In [1]:
from sklearn.naive_bayes import MultinomialNB
from sklearn.feature_extraction.text import CountVectorizer
import numpy as np
import pandas as pd
import ast

# Training and Testing Multinomial Naive Bayes Classifier

## Reading in Training Data and Simple Transforms

In [2]:
train = pd.read_csv('./data/processed/goodreads_books_train_processed.csv',
                    converters={'cleaned_descriptions':ast.literal_eval},
                    index_col=0)
train.head()

Unnamed: 0_level_0,is_english_description,cleaned_descriptions,genre_1,votes_1
index,Unnamed: 1_level_1,Unnamed: 2_level_1,Unnamed: 3_level_1,Unnamed: 4_level_1
0,True,"[angri, rebel, john, drop, school, enlist, arm...",Romance,3493.0
1,True,"[thi, onli, complet, unabridg, one, volum, edi...",Reference,77.0
2,True,"[maria, moran, first, inkl, troubl, wa, copper...",Thriller,32.0
3,True,"[indi, savag, cop, daughter, rock, chick, use,...",Romance,1926.0
4,True,"[inexplic, worldwid, event, forti, seven, extr...",Sequential Art,3214.0


Scikit-learn has the ability to do all of the text cleaning we have done already EXCEPT stemming, so I'll use our cleaned descriptions after stitching them back together such that each description is a string.

We are passing counts of unique words as features, meaning that the dimensions of `X_train` are `(number of descriptions, number of unique words)`.  The targets in `y_train` are just strings representing each genre.

In [3]:
train['mod_descriptions'] = train['cleaned_descriptions'].apply(lambda x: ' '.join(x))
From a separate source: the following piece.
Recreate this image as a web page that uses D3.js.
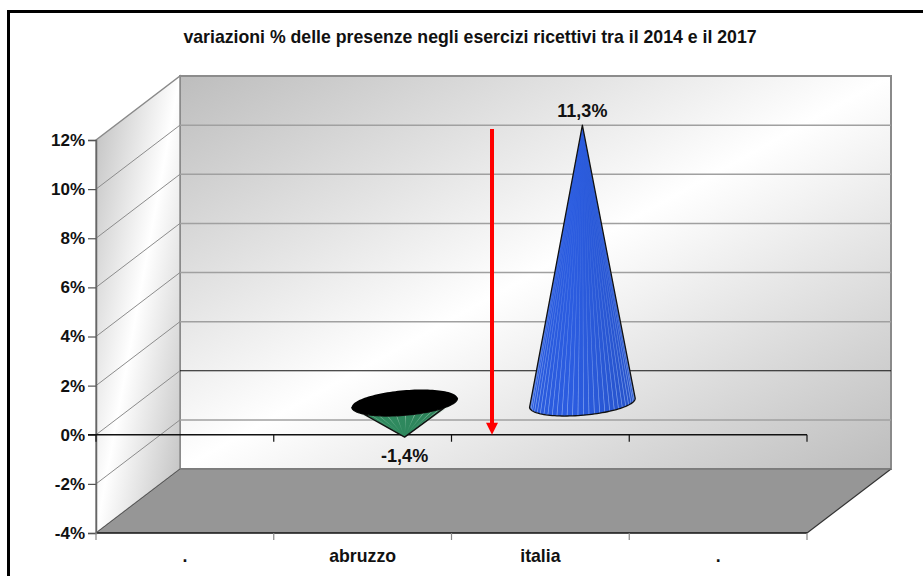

valid_train = train[train[['mod_descriptions', 'genre_1']].notnull().all(axis=1)]

vectorizer = CountVectorizer()
X_train = vectorizer.fit_transform(valid_train.mod_descriptions)
y_train = valid_train['genre_1']

classifier = MultinomialNB()
classifier.fit(X_train, y_train)

MultinomialNB()

## Read in Test Data

In [4]:
test = pd.read_csv('./data/processed/goodreads_books_test_processed.csv',
                   converters={'cleaned_descriptions':ast.literal_eval},
                   index_col=0)
test.head()

Unnamed: 0_level_0,is_english_description,cleaned_descriptions,genre_1,votes_1
index,Unnamed: 1_level_1,Unnamed: 2_level_1,Unnamed: 3_level_1,Unnamed: 4_level_1
1,True,"[jim, butcher, 1, new, york, time, bestsel, au...",Fantasy,2560.0
2,True,"[bicker, struggl, piski, problem, liam, beth, ...",,
3,True,"[hi, posit, tracker, snowdanc, pack, drew, kin...",Romance,1462.0
4,True,"[action, doesnt, let, explos, tomorrow, book, ...",Young Adult,423.0
7,True,"[berti, think, quest, almost, done, help, arie...",Fantasy,187.0


## Make Similar Transforms and Score

In [5]:
test['mod_descriptions'] = test['cleaned_descriptions'].apply(lambda x: ' '.join(x))
valid_test = test[test[['mod_descriptions', 'genre_1']].notnull().all(axis=1)]
X_test = vectorizer.transform(valid_test.mod_descriptions)
y_test = valid_test[['genre_1']]

In [6]:
classifier.score(X_test,y_test)

0.5129518929689724

The score above is actually not bad considering how overlapping the genres are... It could probably be greatly improved just by making genres more distinct.